Basically, the tool is a rating exercise and works on the adage “you don’t know what you’ve got until it’s gone”. The idea is to rate things in your life by asking yourself how unhappy you’d be if they disappeared tomorrow. As you rate things in your life, like the place where you live, your job, your friends, your holidays, etc, a complex picture emerges – in this case literally, as I present the ratings on a chart. The chart allows you to see what makes you happy, what you are indifferent to and what makes you unhappy. It’s a useful tool to take stock of how happy we are at a given moment – and importantly to identify things in our lives we need to change if we want to become happier!
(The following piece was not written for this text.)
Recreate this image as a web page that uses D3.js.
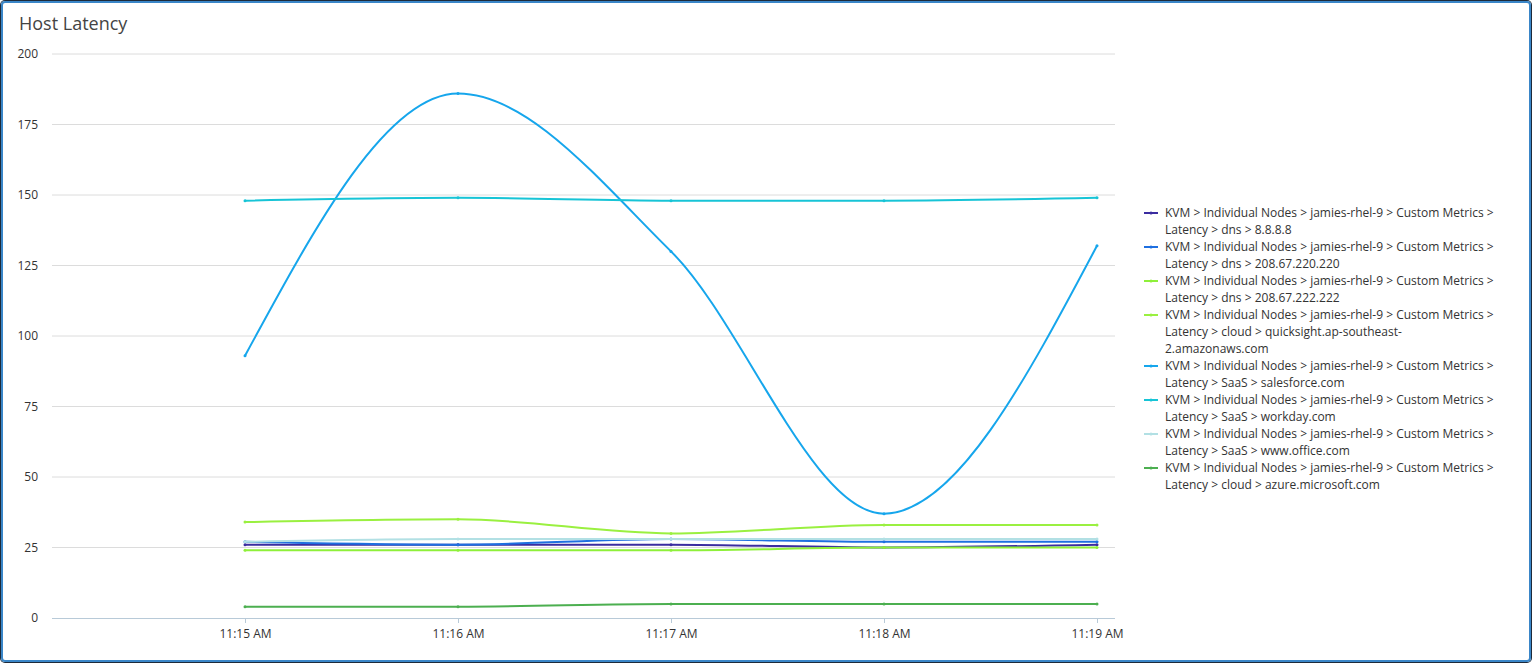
<!DOCTYPE html>
<html>
<head>
<meta charset="utf-8">
<script src="https://cdn.jsdelivr.net/npm/d3@7"></script>
<style>
  body { margin: 0; background: #fff; font-family: "Open Sans", sans-serif; }
  .frame { position: absolute; left: 1px; top: 1px; width: 1526px; height: 657px;
           border: 2px solid #3a86c8; border-radius: 4px; box-shadow: 0 0 0 1px #1d2a3a; }
  .axis text { font-size: 12px; fill: #333; font-family: "Open Sans", sans-serif; }
</style>
</head>
<body>
<div class="frame"></div>
<svg id="chart" width="1532" height="663" style="position:absolute;left:0;top:0"></svg>
<script>
// time labels on the x axis
const times = ["11:15 AM", "11:16 AM", "11:17 AM", "11:18 AM", "11:19 AM"];
const yTicks = [0, 25, 50, 75, 100, 125, 150, 175, 200];

const prefix = "KVM > Individual Nodes > jamies-rhel-9 > Custom Metrics >";
const seriesNames = [
  ["Latency > dns > 8.8.8.8"],
  ["Latency > dns > 208.67.220.220"],
  ["Latency > dns > 208.67.222.222"],
  ["Latency > cloud > quicksight.ap-southeast-", "2.amazonaws.com"],
  ["Latency > SaaS > salesforce.com"],
  ["Latency > SaaS > workday.com"],
  ["Latency > SaaS > www.office.com"],
  ["Latency > cloud > azure.microsoft.com"]
];
const seriesColors = ["#3b2ca0", "#1e6fe0", "#8ef03a", "#9af040", "#16a6ec", "#17c4d6", "#b2e0e4", "#4caf50"];

const dns8888 = [26, 26, 26, 25, 26];
const dns220 = [27, 26, 28, 27, 27];
const dns222 = [24, 24, 24, 25, 25];
const quicksight = [34, 35, 30, 33, 33];
const salesforce = [93, 186, 130, 37, 132];
const workday = [148, 149, 148, 148, 149];
const office = [27, 28, 28, 28, 28];
const azure = [4, 4, 5, 5, 5];
const seriesValues = [dns8888, dns220, dns222, quicksight, salesforce, workday, office, azure];

const svg = d3.select("#chart");

svg.append("text").attr("x", 19).attr("y", 30)
  .style("font-size", "18px").style("fill", "#444").text("Host Latency");

const plotLeft = 52, plotRight = 1115, plotTop = 54, plotBottom = 618;

const x = d3.scalePoint().domain(times).range([245, 1097]);
const y = d3.scaleLinear().domain([0, 200]).range([plotBottom, plotTop]);

// grid lines
svg.append("g").selectAll("line").data(yTicks.slice(1)).join("line")
  .attr("x1", plotLeft).attr("x2", plotRight)
  .attr("y1", d => y(d)).attr("y2", d => y(d))
  .attr("stroke", "#dcdcdc");

const yAxis = svg.append("g").attr("class", "axis")
  .attr("transform", `translate(${plotLeft - 14},0)`)
  .call(d3.axisLeft(y).tickValues(yTicks).tickSize(0).tickPadding(0));
yAxis.select(".domain").remove();

const xAxis = svg.append("g").attr("class", "axis")
  .attr("transform", `translate(0,${plotBottom})`)
  .call(d3.axisBottom(x).tickSize(5).tickPadding(6));
xAxis.select(".domain").attr("d", `M${plotLeft},0.5H${plotRight}`).attr("stroke", "#b8cad8");
xAxis.selectAll(".tick line").attr("stroke", "#b8cad8");

const line = d3.line()
  .x((d, i) => x(times[i]))
  .y(d => y(d))
  .curve(d3.curveMonotoneX);

seriesValues.forEach((vals, k) => {
  svg.append("path").datum(vals)
    .attr("fill", "none").attr("stroke", seriesColors[k]).attr("stroke-width", 2)
    .attr("d", line);
  svg.append("g").selectAll("circle").data(vals).join("circle")
    .attr("cx", (d, i) => x(times[i])).attr("cy", d => y(d)).attr("r", 1.5)
    .attr("fill", seriesColors[k]);
});

// legend
const lg = svg.append("g").attr("transform", "translate(1144,0)");
let ly = 213;
seriesNames.forEach((lines, k) => {
  lg.append("line").attr("x1", 0).attr("x2", 14).attr("y1", ly).attr("y2", ly)
    .attr("stroke", seriesColors[k]).attr("stroke-width", 2);
  lg.append("circle").attr("cx", 7).attr("cy", ly).attr("r", 1.5).attr("fill", seriesColors[k]);
  const all = [prefix].concat(lines);
  all.forEach((t, j) => {
    lg.append("text").attr("x", 21).attr("y", ly + 4 + j * 17)
      .style("font-size", "12px").style("fill", "#333").text(t);
  });
  ly += all.length * 17;
});
</script>
</body>
</html>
Actually, you do not have to draw that chart yourself – you can download a spreadsheet from my website at www.markhebwood.com that will produce it at the touch of a button.
Why did you choose to go down the independent publishing route?
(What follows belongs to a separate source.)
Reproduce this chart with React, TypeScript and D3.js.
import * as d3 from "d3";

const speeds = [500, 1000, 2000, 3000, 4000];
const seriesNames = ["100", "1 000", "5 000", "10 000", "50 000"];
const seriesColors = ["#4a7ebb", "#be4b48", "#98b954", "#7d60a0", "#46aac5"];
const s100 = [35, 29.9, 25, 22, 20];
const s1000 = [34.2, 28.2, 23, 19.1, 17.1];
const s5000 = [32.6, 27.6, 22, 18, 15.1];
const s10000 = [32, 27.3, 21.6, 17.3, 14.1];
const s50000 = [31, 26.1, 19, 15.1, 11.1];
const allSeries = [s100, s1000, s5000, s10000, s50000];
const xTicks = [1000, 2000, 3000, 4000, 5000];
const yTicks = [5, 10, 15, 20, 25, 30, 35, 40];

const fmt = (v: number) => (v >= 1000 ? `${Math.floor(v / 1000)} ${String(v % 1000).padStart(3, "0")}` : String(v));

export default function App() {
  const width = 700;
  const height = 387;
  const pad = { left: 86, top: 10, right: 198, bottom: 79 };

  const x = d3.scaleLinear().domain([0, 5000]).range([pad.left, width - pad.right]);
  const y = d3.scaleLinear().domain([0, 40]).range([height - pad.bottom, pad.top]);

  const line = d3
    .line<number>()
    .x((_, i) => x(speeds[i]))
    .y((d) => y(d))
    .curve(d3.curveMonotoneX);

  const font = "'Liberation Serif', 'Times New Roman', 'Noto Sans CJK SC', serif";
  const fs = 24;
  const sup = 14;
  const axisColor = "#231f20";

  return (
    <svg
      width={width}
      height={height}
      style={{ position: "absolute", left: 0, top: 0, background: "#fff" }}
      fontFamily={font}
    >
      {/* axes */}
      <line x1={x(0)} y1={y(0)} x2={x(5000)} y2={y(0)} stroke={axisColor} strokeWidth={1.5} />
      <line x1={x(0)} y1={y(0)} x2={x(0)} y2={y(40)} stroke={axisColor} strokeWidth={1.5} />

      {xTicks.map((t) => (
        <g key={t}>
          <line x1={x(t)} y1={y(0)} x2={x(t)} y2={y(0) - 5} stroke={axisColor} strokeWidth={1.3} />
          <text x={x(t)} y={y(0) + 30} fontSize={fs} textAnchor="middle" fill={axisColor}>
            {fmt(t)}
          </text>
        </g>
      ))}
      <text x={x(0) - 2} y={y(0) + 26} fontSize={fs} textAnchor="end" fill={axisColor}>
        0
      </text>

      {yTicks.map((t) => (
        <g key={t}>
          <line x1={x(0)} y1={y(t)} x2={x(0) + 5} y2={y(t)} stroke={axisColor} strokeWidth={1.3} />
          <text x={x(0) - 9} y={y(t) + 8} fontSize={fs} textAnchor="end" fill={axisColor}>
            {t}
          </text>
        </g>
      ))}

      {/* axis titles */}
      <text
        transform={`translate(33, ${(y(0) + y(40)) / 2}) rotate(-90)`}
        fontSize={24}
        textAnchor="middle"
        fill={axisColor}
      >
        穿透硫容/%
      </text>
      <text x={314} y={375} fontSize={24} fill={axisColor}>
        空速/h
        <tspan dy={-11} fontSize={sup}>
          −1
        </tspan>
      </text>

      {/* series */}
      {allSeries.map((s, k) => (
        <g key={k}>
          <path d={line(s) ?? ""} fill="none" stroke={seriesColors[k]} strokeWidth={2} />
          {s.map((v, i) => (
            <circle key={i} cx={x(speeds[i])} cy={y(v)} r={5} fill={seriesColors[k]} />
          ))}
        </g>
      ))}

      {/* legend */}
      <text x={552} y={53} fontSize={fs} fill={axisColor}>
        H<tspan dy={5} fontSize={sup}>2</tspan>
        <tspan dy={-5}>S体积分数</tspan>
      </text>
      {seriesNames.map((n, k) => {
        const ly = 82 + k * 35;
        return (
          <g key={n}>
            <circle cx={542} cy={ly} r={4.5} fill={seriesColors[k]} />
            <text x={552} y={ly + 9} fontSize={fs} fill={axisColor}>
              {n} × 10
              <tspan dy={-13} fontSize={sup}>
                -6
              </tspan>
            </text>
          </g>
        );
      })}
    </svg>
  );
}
I gave this subject a lot of thought, and the choice between trade-publishing and indie-publishing was not easy. In the end, I decided that I wanted to be the master of my own destiny. I wanted to write this book, and I wanted to write it in my style. I do not think my book is typical of the self-improvement market, and I did not want it to be. I saw the risk that literary agents and trade publishers would hold me to a more traditional approach that slotted more readily into a developed market segment. The essential message of my book is “know who you are”. If my book has anything to offer to people, it does so because I wrote it my way. I liked being in control of all the steps in the value chain, writing, production, distribution and marketing.
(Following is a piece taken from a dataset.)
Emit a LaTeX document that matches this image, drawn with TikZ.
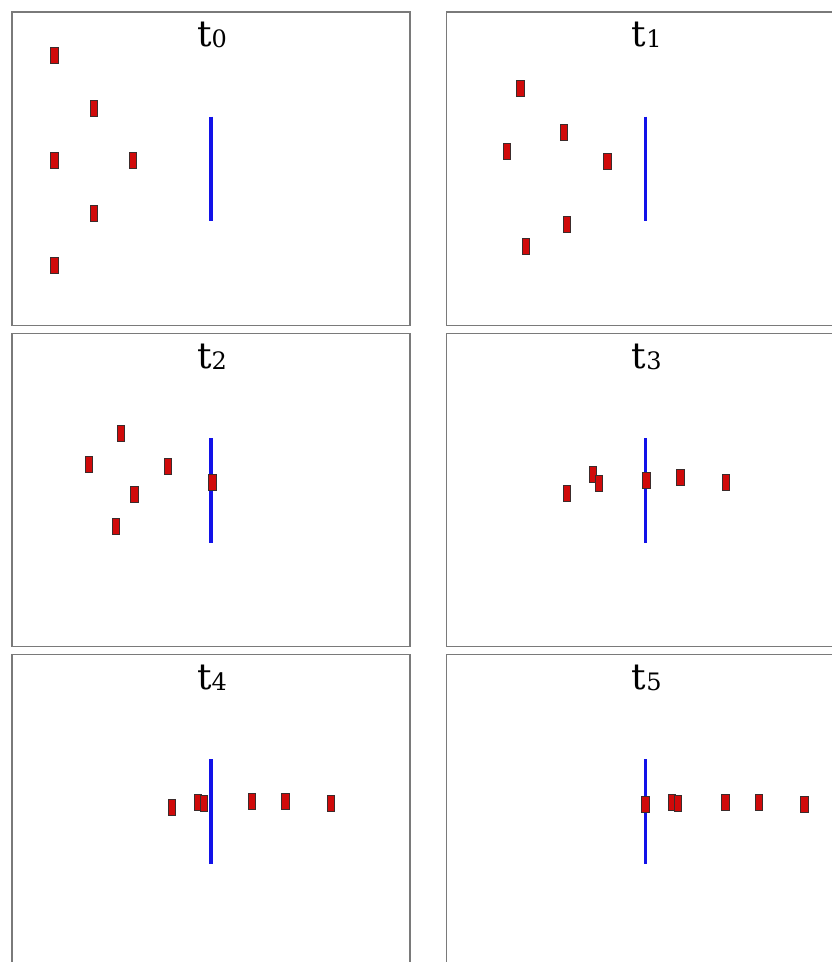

The book looks great, how did you approach all the decisions in making this book as professional as it looks?
I wanted the book to look and feel exactly like a book you would pick up from a bookshop. I worked with an award-winning designer to develop the cover design, and he came up with all the funny icons you see on the cover. They may not mean very much at first, but each embodies the essence of a chapter, and starts making more sense as you read through the book. I also had the book edited twice, and professionally typeset. Finally I chose Clays as my printer, and that was probably the best production decision I made. I got much more than I bargained for – in a good way! My account manager turned out to be more like a mentor and consultant. Clays put all their resources at my fingertips, and the reason the book looks as good as it does is mostly down to them.
What would be your one stand out piece of advice from your indie publishing experience to others embarking on the same journey?
I am very much a novice in this field and not really qualified to give advice. What I would say is that it pays off to have somebody who holds your hand through the process, and is there to offer advice on the many decisions that need making. For me, that counsellor was Clays, but there are other parties out there who I think offer consultancy services.